Solo se guardiamo all’Italia come entità storicamente divisa fra Comuni, Signorie, Ducati, Regni, Stato Pontificio e quant’altro. Solo se guardiamo alla logica dominato/dominatore, implicita nel razzismo ma presente in tutto il retaggio culturale storico italiano (Milano e Venezia con gli austriaci, ad esempio), possiamo comprendere fenomeni di basso respiro come l’arretratezza culturale ed infrastrutturale degli stadi moderni.
Siamo qui a giudicare episodi di razzismo, violenza e morte in USA, Francia e altri Paesi. Siamo qui a preoccuparci di quanti barconi raggiungeranno le coste italiane.
E chiudiamo gli occhi sulla violenza che si consuma sotto i nostri occhi. Il razzismo in Italia esiste solo come parte di un problema molto più grande. Dall’ampia forbice delle classi sociali, alla violenza stragista dello Stato, dei reazionari e rivoluzionari degli anni di piombo.

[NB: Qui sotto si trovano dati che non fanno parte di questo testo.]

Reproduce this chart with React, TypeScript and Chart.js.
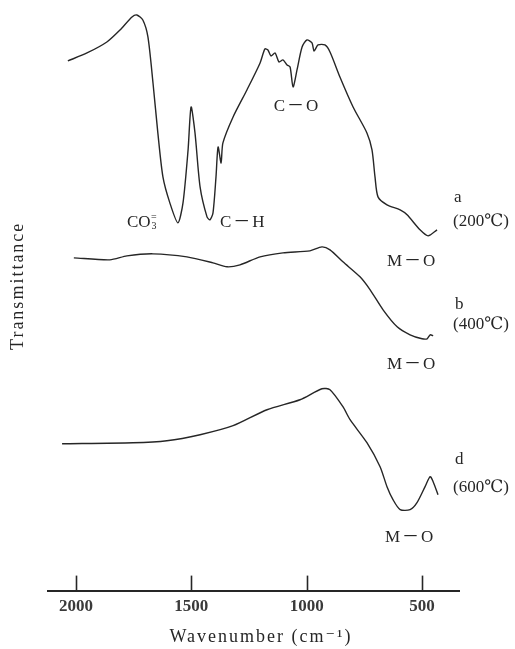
import React, { useEffect, useRef } from "react";
import { Chart, registerables } from "chart.js";

Chart.register(...registerables);

// Spectrum a (200 °C)
const waveA = [2035, 1952, 1866, 1809, 1757, 1736, 1710, 1688, 1666, 1645, 1623, 1593, 1558, 1536, 1514, 1501, 1484, 1462, 1432, 1419, 1406, 1393, 1384, 1371, 1363, 1319, 1259, 1202, 1181, 1168, 1155, 1137, 1120, 1103, 1085, 1072, 1059, 1042, 1020, 999, 977, 968, 951, 921, 899, 856, 799, 739, 717, 704, 691, 652, 595, 565, 509, 474, 435];
const transA = [530, 538, 549, 561, 574, 576, 571, 554, 508, 458, 414, 388, 368, 388, 441, 484, 458, 404, 374, 371, 378, 414, 444, 428, 448, 474, 501, 528, 542, 541, 535, 538, 529, 531, 526, 524, 504, 521, 544, 551, 548, 540, 546, 546, 539, 514, 484, 458, 441, 414, 394, 386, 381, 376, 361, 355, 361];

// Spectrum b (400 °C)
const waveB = [2009, 1853, 1779, 1666, 1519, 1406, 1345, 1289, 1202, 1103, 986, 934, 899, 843, 769, 725, 669, 608, 552, 500, 478, 465, 452];
const transB = [333, 331, 335, 337, 334, 328, 324, 326, 334, 338, 340, 344, 341, 329, 314, 301, 281, 264, 256, 252, 252, 256, 255];

// Spectrum d (600 °C)
const waveD = [2060, 1753, 1606, 1462, 1319, 1172, 1029, 934, 899, 843, 812, 739, 682, 652, 626, 595, 552, 522, 487, 465, 452, 431];
const transD = [147, 148, 150, 156, 165, 181, 191, 202, 201, 184, 171, 148, 124, 104, 91, 81, 81, 88, 104, 114, 109, 96];

const tickValues = [2000, 1500, 1000, 500];
const xTitle = "Wavenumber (cm⁻¹)";
const yTitle = "Transmittance";

// Annotations anchored in data coordinates (wavenumber, transmittance)
const annotations = [
  { text: "C－O", wave: 1042, value: 484, align: "center" },
  { text: "CO", wave: 1779, value: 368, align: "left", sub: "3", sup: "=" },
  { text: "C－H", wave: 1376, value: 368, align: "left" },
  { text: "a", wave: 362, value: 393, align: "left" },
  { text: "(200℃)", wave: 366, value: 369, align: "left" },
  { text: "M－O", wave: 543, value: 329, align: "center" },
  { text: "b", wave: 357, value: 286, align: "left" },
  { text: "(400℃)", wave: 366, value: 266, align: "left" },
  { text: "M－O", wave: 543, value: 226, align: "center" },
  { text: "d", wave: 357, value: 131, align: "left" },
  { text: "(600℃)", wave: 366, value: 103, align: "left" },
  { text: "M－O", wave: 552, value: 53, align: "center" },
];

const FONT = "'Liberation Serif', 'DejaVu Serif', 'Noto Sans CJK JP', serif";
const INK = "#262626";

const toPoints = (w: number[], t: number[]) => w.map((x, i) => ({ x, y: t[i] }));

const annotatePlugin = {
  id: "annotate",
  afterDraw(chart: any) {
    const { ctx, chartArea } = chart;
    const x = chart.scales.x;
    const y = chart.scales.y;
    ctx.save();
    // upward tick marks on the wavenumber axis
    ctx.strokeStyle = INK;
    ctx.lineWidth = 1.6;
    tickValues.forEach((v) => {
      const px = Math.round(x.getPixelForValue(v)) + 0.5;
      ctx.beginPath();
      ctx.moveTo(px, chartArea.bottom);
      ctx.lineTo(px, chartArea.bottom - 15);
      ctx.stroke();
    });
    ctx.fillStyle = INK;
    ctx.textBaseline = "middle";
    // axis titles
    ctx.font = `18px ${FONT}`;
    ctx.textAlign = "center";
    ctx.letterSpacing = "2px";
    ctx.fillText(xTitle, (x.getPixelForValue(2000) + x.getPixelForValue(500)) / 2 + 12, chartArea.bottom + 47);
    ctx.save();
    ctx.translate(chartArea.left - 30, y.getPixelForValue(305));
    ctx.rotate(-Math.PI / 2);
    ctx.fillText(yTitle, 0, 0);
    ctx.restore();
    // peak labels
    annotations.forEach((a: any) => {
      const px = x.getPixelForValue(a.wave);
      const py = y.getPixelForValue(a.value);
      ctx.font = `17px ${FONT}`;
      ctx.letterSpacing = a.text.includes("－") ? "2px" : "0px";
      ctx.textAlign = a.align;
      ctx.fillText(a.text, px, py);
      ctx.letterSpacing = "0px";
      if (a.sub) {
        const w = ctx.measureText(a.text).width;
        ctx.font = `10px ${FONT}`;
        ctx.textAlign = "left";
        ctx.fillText(a.sup, px + w + 0.5, py - 5);
        ctx.fillText(a.sub, px + w + 1, py + 4);
      }
    });
    ctx.restore();
  },
};

export default function App() {
  const ref = useRef<HTMLCanvasElement | null>(null);
  useEffect(() => {
    if (!ref.current) return;
    const lineStyle = {
      borderColor: INK,
      borderWidth: 1.4,
      pointRadius: 0,
      tension: 0.25,
      fill: false,
      clip: false as any,
    };
    const chart = new Chart(ref.current, {
      type: "line",
      data: {
        datasets: [
          { label: "a (200℃)", data: toPoints(waveA, transA), ...lineStyle },
          { label: "b (400℃)", data: toPoints(waveB, transB), ...lineStyle },
          { label: "d (600℃)", data: toPoints(waveD, transD), ...lineStyle },
        ],
      },
      options: {
        responsive: false,
        animation: false,
        devicePixelRatio: 1,
        layout: { padding: { left: 48, right: 56, top: 10, bottom: 26 } },
        plugins: { legend: { display: false }, tooltip: { enabled: false } },
        scales: {
          x: {
            type: "linear",
            reverse: true,
            min: 340,
            max: 2121,
            afterBuildTicks: (s: any) => {
              s.ticks = tickValues.map((v) => ({ value: v }));
            },
            grid: { display: true, drawOnChartArea: false, drawTicks: false },
            border: { display: true, color: INK, width: 2 },
            ticks: {
              font: { family: FONT, size: 17, weight: "bold" },
              color: "#3a3a3a",
              padding: 6,
              maxRotation: 0,
              callback: (v: any) => String(v),
            },
          },
          y: {
            display: false,
            min: 0,
            max: 581,
          },
        },
      },
      plugins: [annotatePlugin],
    } as any);
    return () => chart.destroy();
  }, []);
  return (
    <div style={{ position: "fixed", left: 0, top: 0, width: 515, height: 649, background: "#fff" }}>
      <canvas ref={ref} width={515} height={649} style={{ display: "block" }} />
    </div>
  );
}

La ghettizzazione in Italia non è un fenomeno riconducibile alla razza, se non in porzioni estremamente ridotte dell’urbanistica delle grandi città. La gentrificazione delle classi sociali agiate è un problema comune. Ma solo quando faremo i conti col nostro terribile quanto trascurabile passato coloniale, potremmo arrivare ai livelli di dibattito (e di contrasto sociale e razziale) che oggi vediamo in Paesi come USA e Francia.